## PROBLEM TO WORK ON
Leaving out the pictures, retype all the material exactly.

━━━━━ COLLECTED MATERIAL

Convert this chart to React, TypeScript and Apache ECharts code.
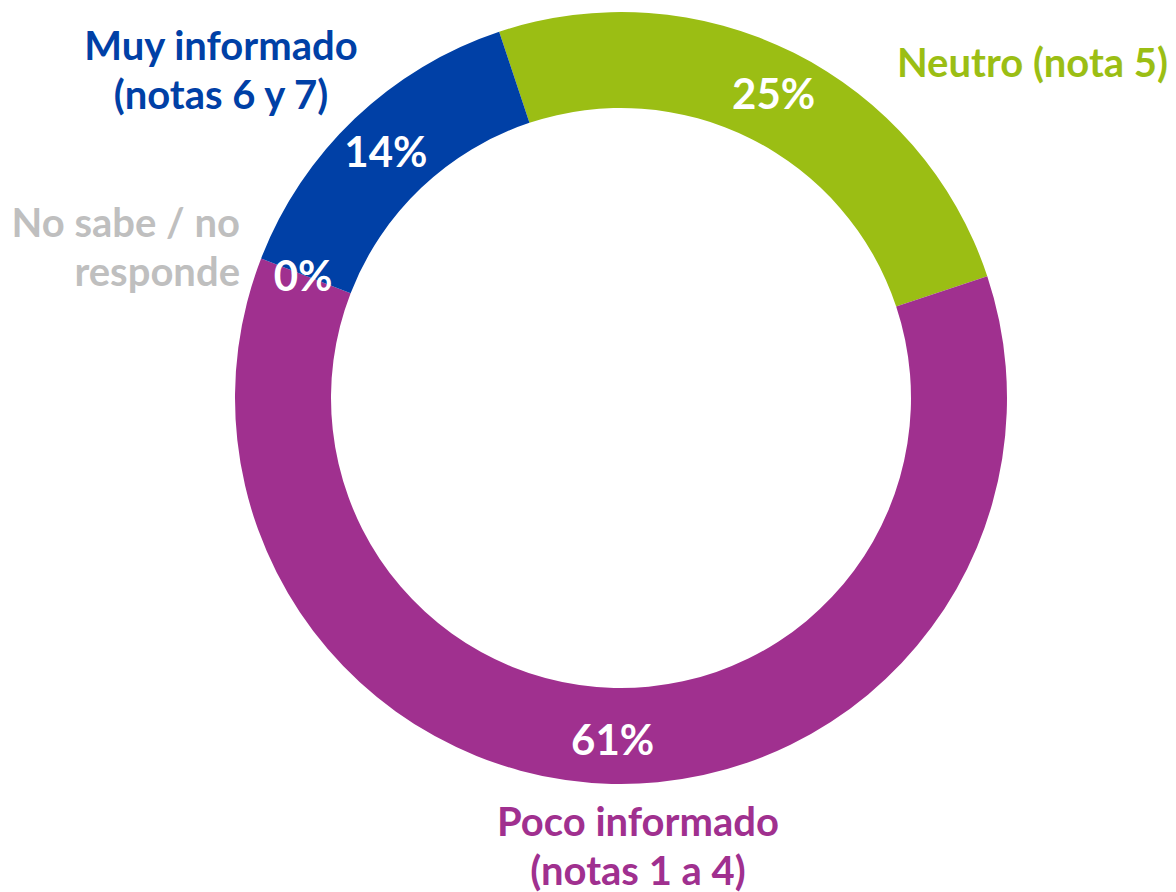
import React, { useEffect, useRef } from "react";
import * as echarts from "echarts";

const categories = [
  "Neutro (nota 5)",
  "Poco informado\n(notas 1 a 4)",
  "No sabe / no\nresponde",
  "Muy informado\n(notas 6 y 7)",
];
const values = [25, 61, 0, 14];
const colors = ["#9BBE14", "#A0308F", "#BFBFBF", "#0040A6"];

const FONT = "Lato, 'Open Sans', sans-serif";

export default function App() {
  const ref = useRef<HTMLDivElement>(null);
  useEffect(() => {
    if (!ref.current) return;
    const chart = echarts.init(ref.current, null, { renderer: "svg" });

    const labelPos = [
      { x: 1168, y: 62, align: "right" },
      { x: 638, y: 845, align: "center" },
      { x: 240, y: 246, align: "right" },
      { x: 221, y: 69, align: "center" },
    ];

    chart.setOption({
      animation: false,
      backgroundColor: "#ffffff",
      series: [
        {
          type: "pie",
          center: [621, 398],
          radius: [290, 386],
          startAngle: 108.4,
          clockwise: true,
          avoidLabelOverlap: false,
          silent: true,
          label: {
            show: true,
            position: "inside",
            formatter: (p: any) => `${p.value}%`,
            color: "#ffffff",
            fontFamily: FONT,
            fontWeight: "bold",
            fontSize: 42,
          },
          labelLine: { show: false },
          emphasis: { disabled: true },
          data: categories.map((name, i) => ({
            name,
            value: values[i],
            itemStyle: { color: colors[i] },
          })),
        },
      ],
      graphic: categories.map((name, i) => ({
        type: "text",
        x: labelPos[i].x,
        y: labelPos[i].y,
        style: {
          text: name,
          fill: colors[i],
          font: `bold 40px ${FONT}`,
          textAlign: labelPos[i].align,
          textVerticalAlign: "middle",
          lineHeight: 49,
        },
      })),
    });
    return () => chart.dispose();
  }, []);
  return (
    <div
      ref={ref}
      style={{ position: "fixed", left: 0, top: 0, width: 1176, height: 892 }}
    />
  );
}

━━━━━━━━━━

## FULL SOLUTION
Convert this chart to React, TypeScript and Apache ECharts code.
import React, { useEffect, useRef } from "react";
import * as echarts from "echarts";

const categories = [
  "Neutro (nota 5)",
  "Poco informado\n(notas 1 a 4)",
  "No sabe / no\nresponde",
  "Muy informado\n(notas 6 y 7)",
];
const values = [25, 61, 0, 14];
const colors = ["#9BBE14", "#A0308F", "#BFBFBF", "#0040A6"];

const FONT = "Lato, 'Open Sans', sans-serif";

export default function App() {
  const ref = useRef<HTMLDivElement>(null);
  useEffect(() => {
    if (!ref.current) return;
    const chart = echarts.init(ref.current, null, { renderer: "svg" });

    const labelPos = [
      { x: 1168, y: 62, align: "right" },
      { x: 638, y: 845, align: "center" },
      { x: 240, y: 246, align: "right" },
      { x: 221, y: 69, align: "center" },
    ];

    chart.setOption({
      animation: false,
      backgroundColor: "#ffffff",
      series: [
        {
          type: "pie",
          center: [621, 398],
          radius: [290, 386],
          startAngle: 108.4,
          clockwise: true,
          avoidLabelOverlap: false,
          silent: true,
          label: {
            show: true,
            position: "inside",
            formatter: (p: any) => `${p.value}%`,
            color: "#ffffff",
            fontFamily: FONT,
            fontWeight: "bold",
            fontSize: 42,
          },
          labelLine: { show: false },
          emphasis: { disabled: true },
          data: categories.map((name, i) => ({
            name,
            value: values[i],
            itemStyle: { color: colors[i] },
          })),
        },
      ],
      graphic: categories.map((name, i) => ({
        type: "text",
        x: labelPos[i].x,
        y: labelPos[i].y,
        style: {
          text: name,
          fill: colors[i],
          font: `bold 40px ${FONT}`,
          textAlign: labelPos[i].align,
          textVerticalAlign: "middle",
          lineHeight: 49,
        },
      })),
    });
    return () => chart.dispose();
  }, []);
  return (
    <div
      ref={ref}
      style={{ position: "fixed", left: 0, top: 0, width: 1176, height: 892 }}
    />
  );
}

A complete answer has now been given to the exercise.